Kevin Skoglund, the lead researcher of one study, confirmed that vendors "know their systems are connecting through the internet.”
In August, North Carolina became the latest casualty. Voters and representatives from good-government groups pleaded with the state board of elections to adopt the type of voting system almost unanimously supported by election security experts, one that uses hand-marked paper ballots. They asked the board to reject ballot-marking devices that use barcodes and argued that hand-marked paper ballots are more secure, less expensive and less likely to create long lines at the polls.
Nevertheless, Democratic chair Damon Circosta reached across the aisle to join two Republican commissioners in opening the North Carolina market to a barcode ballot-marking system. The vote presents a setback to a multi-year effort to provide secure, accurate elections for North Carolina voters.
Similar decisions have been made in Delaware, Georgia, Kansas, New York, Pennsylvania and Wisconsin. Communities in those states have experienced frustration, outrage and even launched investigations following certification or adoption of election systems opposed by experts, good-government groups, competing vendors and the general public. South Carolina lawmakers initially balked at the high price and poor security of new voting machines but eventually capitulated.
Some of these systems have subsequently had disastrous debuts, as in the case of Johnson County, Kansas, where, after spending $10.5 million on a new touch screen barcode voting system, the county experienced an election night alternately called a debacle and a fiasco.
How are vendors achieving these wins against such strong opposition?
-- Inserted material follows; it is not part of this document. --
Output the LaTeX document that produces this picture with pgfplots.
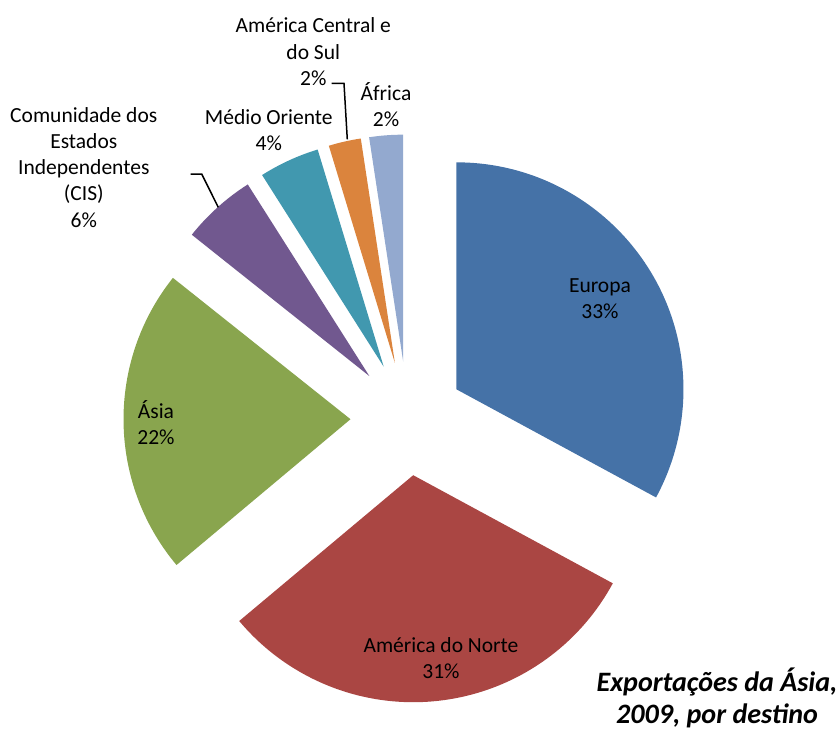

Jennifer Cohn, an election security advocate, has detailed many of the techniques being used. They include deep ties to powerful political players, targeted donations to political parties and their leaders, and cozy relationships with election officials that can include gifts, dining and travel. The newly released Philadelphia City Controller’s report details conflicts of interest that resulted in a $2.9 million fine for the vendor, but the $29 million voting machine contract remains intact.
Are these insecure voting systems actually leading to incorrect election results? Perhaps. A 2015 election in Memphis, Tenn., underreported votes in four predominantly black precincts; data suggest over 100,000 votes may be missing from a Georgia election held last year.
The Senate has passed $250 million in funding for election security. Missing from the bill? Any language requiring strong security. Legislation has been proposed that would put real safeguards in place for our elections. It is even more imperative that it be passed now.